_Recorded data_.

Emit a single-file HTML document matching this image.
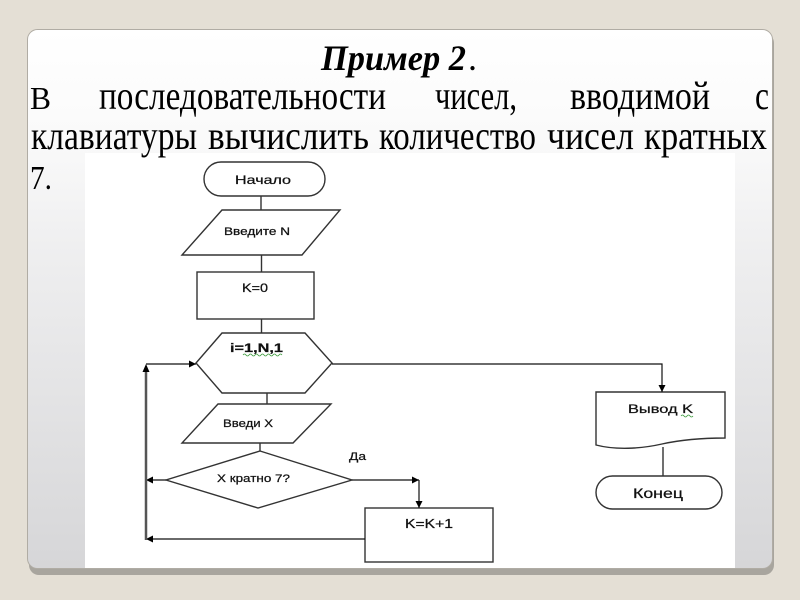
<!DOCTYPE html>
<html>
<head>
<meta charset="utf-8">
<style>
html,body{margin:0;padding:0;background:#e4dfd5;}
svg{display:block;}
.ser{font-family:"Liberation Serif","DejaVu Serif",serif;fill:#000;}
.fc{font-family:"Liberation Sans","DejaVu Sans",sans-serif;fill:#111;stroke:#111;stroke-width:0.25;}
</style>
</head>
<body>
<svg width="800" height="600" viewBox="0 0 800 600" xmlns="http://www.w3.org/2000/svg">
  <defs>
    <linearGradient id="card" x1="0" y1="0" x2="0" y2="1">
      <stop offset="0" stop-color="#ffffff"/>
      <stop offset="0.2" stop-color="#fafafa"/>
      <stop offset="0.4" stop-color="#efeff0"/>
      <stop offset="1" stop-color="#d6d6d8"/>
    </linearGradient>
    <marker id="ah" viewBox="0 0 10 10" refX="10" refY="5" markerWidth="7" markerHeight="7" markerUnits="userSpaceOnUse" orient="auto">
      <path d="M0,0 L10,5 L0,10 Z" fill="#000"/>
    </marker>
  </defs>

  <!-- background -->
  <rect x="0" y="0" width="800" height="600" fill="#e4dfd5"/>

  <!-- card shadow -->
  <rect x="29" y="33" width="745" height="542" rx="10" fill="#a8a59e"/>
  <!-- card -->
  <rect x="27.5" y="29.5" width="745" height="539" rx="10" fill="url(#card)" stroke="#b0aca4" stroke-width="1"/>

  <!-- diagram image area -->
  <rect x="85" y="153" width="650" height="415" fill="#ffffff"/>

  <!-- title -->
  <text class="ser" x="321" y="70" font-size="36" font-weight="bold" font-style="italic" textLength="145" lengthAdjust="spacingAndGlyphs">Пример 2</text>
  <text class="ser" x="468" y="70" font-size="36">.</text>

  <!-- body line 1 -->
  <text class="ser" x="30" y="109" font-size="32" textLength="21" lengthAdjust="spacingAndGlyphs">В</text>
  <text class="ser" x="99" y="109" font-size="40" textLength="287" lengthAdjust="spacingAndGlyphs">последовательности</text>
  <text class="ser" x="435" y="109" font-size="40" textLength="82" lengthAdjust="spacingAndGlyphs">чисел,</text>
  <text class="ser" x="570" y="109" font-size="40" textLength="140" lengthAdjust="spacingAndGlyphs">вводимой</text>
  <text class="ser" x="755" y="109" font-size="40" textLength="14" lengthAdjust="spacingAndGlyphs">с</text>

  <!-- body line 2 -->
  <text class="ser" x="31" y="149" font-size="40" textLength="166" lengthAdjust="spacingAndGlyphs">клавиатуры</text>
  <text class="ser" x="208" y="149" font-size="40" textLength="161" lengthAdjust="spacingAndGlyphs">вычислить</text>
  <text class="ser" x="379" y="149" font-size="40" textLength="157" lengthAdjust="spacingAndGlyphs">количество</text>
  <text class="ser" x="547" y="149" font-size="40" textLength="87" lengthAdjust="spacingAndGlyphs">чисел</text>
  <text class="ser" x="644" y="149" font-size="40" textLength="123" lengthAdjust="spacingAndGlyphs">кратных</text>

  <!-- body line 3 -->
  <text class="ser" x="30" y="189" font-size="34" textLength="22" lengthAdjust="spacingAndGlyphs">7.</text>

  <g fill="none" stroke="#333" stroke-width="1.4">
    <!-- Начало -->
    <rect x="204" y="162" width="121" height="34" rx="17" fill="#fff"/>
    <line x1="261" y1="196" x2="261" y2="210"/>
    <!-- Введите N -->
    <polygon points="222,210 340,210 302,255 182,255" fill="#fff"/>
    <line x1="261.5" y1="255" x2="261.5" y2="272"/>
    <!-- K=0 -->
    <rect x="197" y="272" width="117" height="47" fill="#fff"/>
    <line x1="261.5" y1="319" x2="261.5" y2="333"/>
    <!-- hexagon -->
    <polygon points="222,333 305,333 332,363 305,393 222,393 196,363" fill="#fff"/>
    <line x1="267" y1="393" x2="267" y2="404"/>
    <!-- Введи X -->
    <polygon points="218,404 331,404 293,443 182,443" fill="#fff"/>
    <line x1="260" y1="443" x2="260" y2="451"/>
    <!-- diamond -->
    <polygon points="260,451 352,480 258,508 166,480" fill="#fff"/>
    <!-- K=K+1 -->
    <rect x="365" y="508" width="128" height="54" fill="#fff"/>
    <!-- Вывод K document -->
    <path d="M596,392 L725,392 L725,438 C700,438 680,440 662,444 C640,449 615,450 596,445 Z" fill="#fff"/>
    <line x1="663" y1="447" x2="663" y2="476"/>
    <!-- Конец -->
    <rect x="596" y="476" width="126" height="33" rx="16.5" fill="#fff"/>
  </g>

  <!-- connectors with arrows -->
  <g fill="none" stroke="#111" stroke-width="1.2">
    <polyline points="352,480 419,480" marker-end="url(#ah)"/>
    <polyline points="419,480 419,508" marker-end="url(#ah)"/>
    <polyline points="365,539 146,539" marker-end="url(#ah)"/>
    <polyline points="166,480 146,480" marker-end="url(#ah)"/>
    <polyline points="146,364 196,364" marker-end="url(#ah)"/>
    <polyline points="332,364 662,364 662,392" marker-end="url(#ah)"/>
  </g>
  <line x1="146" y1="540" x2="146" y2="372" stroke="#555" stroke-width="2.5"/>
  <path d="M146,364 L142.5,372 L149.5,372 Z" fill="#000"/>

  <!-- flowchart labels -->
  <text class="fc" x="235" y="184" font-size="12" textLength="56" lengthAdjust="spacingAndGlyphs">Начало</text>
  <text class="fc" x="224" y="235" font-size="11" textLength="66" lengthAdjust="spacingAndGlyphs">Введите N</text>
  <text class="fc" x="242" y="292" font-size="12" textLength="26" lengthAdjust="spacingAndGlyphs">K=0</text>
  <text class="fc" x="230" y="352" font-size="12" font-weight="bold" textLength="53" lengthAdjust="spacingAndGlyphs">i=1,N,1</text>
  <path d="M243,355 q1.5,-2 3,0 t3,0 t3,0 t3,0 t3,0 t3,0 t3,0 t3,0 t3,0 t3,0 t3,0 t3,0 t3,0" fill="none" stroke="#3a9a3a" stroke-width="0.8"/>
  <text class="fc" x="223" y="427" font-size="11" textLength="50" lengthAdjust="spacingAndGlyphs">Введи X</text>
  <text class="fc" x="217" y="482" font-size="11" textLength="73" lengthAdjust="spacingAndGlyphs">X кратно 7?</text>
  <text class="fc" x="349" y="460" font-size="11" textLength="17" lengthAdjust="spacingAndGlyphs">Да</text>
  <text class="fc" x="405" y="528" font-size="13" textLength="48" lengthAdjust="spacingAndGlyphs">K=K+1</text>
  <text class="fc" x="628" y="413" font-size="12" textLength="65" lengthAdjust="spacingAndGlyphs">Вывод K</text>
  <path d="M681,416 q1.5,-2 3,0 t3,0 t3,0 t3,0" fill="none" stroke="#3a9a3a" stroke-width="0.8"/>
  <text class="fc" x="633" y="498" font-size="14" textLength="50" lengthAdjust="spacingAndGlyphs">Конец</text>
</svg>
</body>
</html>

_Task requirements_.
Extract the full listing exactly, with the pictures left out.

_Response to the exercise_.
Emit a single-file HTML document matching this image.
<!DOCTYPE html>
<html>
<head>
<meta charset="utf-8">
<style>
html,body{margin:0;padding:0;background:#e4dfd5;}
svg{display:block;}
.ser{font-family:"Liberation Serif","DejaVu Serif",serif;fill:#000;}
.fc{font-family:"Liberation Sans","DejaVu Sans",sans-serif;fill:#111;stroke:#111;stroke-width:0.25;}
</style>
</head>
<body>
<svg width="800" height="600" viewBox="0 0 800 600" xmlns="http://www.w3.org/2000/svg">
  <defs>
    <linearGradient id="card" x1="0" y1="0" x2="0" y2="1">
      <stop offset="0" stop-color="#ffffff"/>
      <stop offset="0.2" stop-color="#fafafa"/>
      <stop offset="0.4" stop-color="#efeff0"/>
      <stop offset="1" stop-color="#d6d6d8"/>
    </linearGradient>
    <marker id="ah" viewBox="0 0 10 10" refX="10" refY="5" markerWidth="7" markerHeight="7" markerUnits="userSpaceOnUse" orient="auto">
      <path d="M0,0 L10,5 L0,10 Z" fill="#000"/>
    </marker>
  </defs>

  <!-- background -->
  <rect x="0" y="0" width="800" height="600" fill="#e4dfd5"/>

  <!-- card shadow -->
  <rect x="29" y="33" width="745" height="542" rx="10" fill="#a8a59e"/>
  <!-- card -->
  <rect x="27.5" y="29.5" width="745" height="539" rx="10" fill="url(#card)" stroke="#b0aca4" stroke-width="1"/>

  <!-- diagram image area -->
  <rect x="85" y="153" width="650" height="415" fill="#ffffff"/>

  <!-- title -->
  <text class="ser" x="321" y="70" font-size="36" font-weight="bold" font-style="italic" textLength="145" lengthAdjust="spacingAndGlyphs">Пример 2</text>
  <text class="ser" x="468" y="70" font-size="36">.</text>

  <!-- body line 1 -->
  <text class="ser" x="30" y="109" font-size="32" textLength="21" lengthAdjust="spacingAndGlyphs">В</text>
  <text class="ser" x="99" y="109" font-size="40" textLength="287" lengthAdjust="spacingAndGlyphs">последовательности</text>
  <text class="ser" x="435" y="109" font-size="40" textLength="82" lengthAdjust="spacingAndGlyphs">чисел,</text>
  <text class="ser" x="570" y="109" font-size="40" textLength="140" lengthAdjust="spacingAndGlyphs">вводимой</text>
  <text class="ser" x="755" y="109" font-size="40" textLength="14" lengthAdjust="spacingAndGlyphs">с</text>

  <!-- body line 2 -->
  <text class="ser" x="31" y="149" font-size="40" textLength="166" lengthAdjust="spacingAndGlyphs">клавиатуры</text>
  <text class="ser" x="208" y="149" font-size="40" textLength="161" lengthAdjust="spacingAndGlyphs">вычислить</text>
  <text class="ser" x="379" y="149" font-size="40" textLength="157" lengthAdjust="spacingAndGlyphs">количество</text>
  <text class="ser" x="547" y="149" font-size="40" textLength="87" lengthAdjust="spacingAndGlyphs">чисел</text>
  <text class="ser" x="644" y="149" font-size="40" textLength="123" lengthAdjust="spacingAndGlyphs">кратных</text>

  <!-- body line 3 -->
  <text class="ser" x="30" y="189" font-size="34" textLength="22" lengthAdjust="spacingAndGlyphs">7.</text>

  <g fill="none" stroke="#333" stroke-width="1.4">
    <!-- Начало -->
    <rect x="204" y="162" width="121" height="34" rx="17" fill="#fff"/>
    <line x1="261" y1="196" x2="261" y2="210"/>
    <!-- Введите N -->
    <polygon points="222,210 340,210 302,255 182,255" fill="#fff"/>
    <line x1="261.5" y1="255" x2="261.5" y2="272"/>
    <!-- K=0 -->
    <rect x="197" y="272" width="117" height="47" fill="#fff"/>
    <line x1="261.5" y1="319" x2="261.5" y2="333"/>
    <!-- hexagon -->
    <polygon points="222,333 305,333 332,363 305,393 222,393 196,363" fill="#fff"/>
    <line x1="267" y1="393" x2="267" y2="404"/>
    <!-- Введи X -->
    <polygon points="218,404 331,404 293,443 182,443" fill="#fff"/>
    <line x1="260" y1="443" x2="260" y2="451"/>
    <!-- diamond -->
    <polygon points="260,451 352,480 258,508 166,480" fill="#fff"/>
    <!-- K=K+1 -->
    <rect x="365" y="508" width="128" height="54" fill="#fff"/>
    <!-- Вывод K document -->
    <path d="M596,392 L725,392 L725,438 C700,438 680,440 662,444 C640,449 615,450 596,445 Z" fill="#fff"/>
    <line x1="663" y1="447" x2="663" y2="476"/>
    <!-- Конец -->
    <rect x="596" y="476" width="126" height="33" rx="16.5" fill="#fff"/>
  </g>

  <!-- connectors with arrows -->
  <g fill="none" stroke="#111" stroke-width="1.2">
    <polyline points="352,480 419,480" marker-end="url(#ah)"/>
    <polyline points="419,480 419,508" marker-end="url(#ah)"/>
    <polyline points="365,539 146,539" marker-end="url(#ah)"/>
    <polyline points="166,480 146,480" marker-end="url(#ah)"/>
    <polyline points="146,364 196,364" marker-end="url(#ah)"/>
    <polyline points="332,364 662,364 662,392" marker-end="url(#ah)"/>
  </g>
  <line x1="146" y1="540" x2="146" y2="372" stroke="#555" stroke-width="2.5"/>
  <path d="M146,364 L142.5,372 L149.5,372 Z" fill="#000"/>

  <!-- flowchart labels -->
  <text class="fc" x="235" y="184" font-size="12" textLength="56" lengthAdjust="spacingAndGlyphs">Начало</text>
  <text class="fc" x="224" y="235" font-size="11" textLength="66" lengthAdjust="spacingAndGlyphs">Введите N</text>
  <text class="fc" x="242" y="292" font-size="12" textLength="26" lengthAdjust="spacingAndGlyphs">K=0</text>
  <text class="fc" x="230" y="352" font-size="12" font-weight="bold" textLength="53" lengthAdjust="spacingAndGlyphs">i=1,N,1</text>
  <path d="M243,355 q1.5,-2 3,0 t3,0 t3,0 t3,0 t3,0 t3,0 t3,0 t3,0 t3,0 t3,0 t3,0 t3,0 t3,0" fill="none" stroke="#3a9a3a" stroke-width="0.8"/>
  <text class="fc" x="223" y="427" font-size="11" textLength="50" lengthAdjust="spacingAndGlyphs">Введи X</text>
  <text class="fc" x="217" y="482" font-size="11" textLength="73" lengthAdjust="spacingAndGlyphs">X кратно 7?</text>
  <text class="fc" x="349" y="460" font-size="11" textLength="17" lengthAdjust="spacingAndGlyphs">Да</text>
  <text class="fc" x="405" y="528" font-size="13" textLength="48" lengthAdjust="spacingAndGlyphs">K=K+1</text>
  <text class="fc" x="628" y="413" font-size="12" textLength="65" lengthAdjust="spacingAndGlyphs">Вывод K</text>
  <path d="M681,416 q1.5,-2 3,0 t3,0 t3,0 t3,0" fill="none" stroke="#3a9a3a" stroke-width="0.8"/>
  <text class="fc" x="633" y="498" font-size="14" textLength="50" lengthAdjust="spacingAndGlyphs">Конец</text>
</svg>
</body>
</html>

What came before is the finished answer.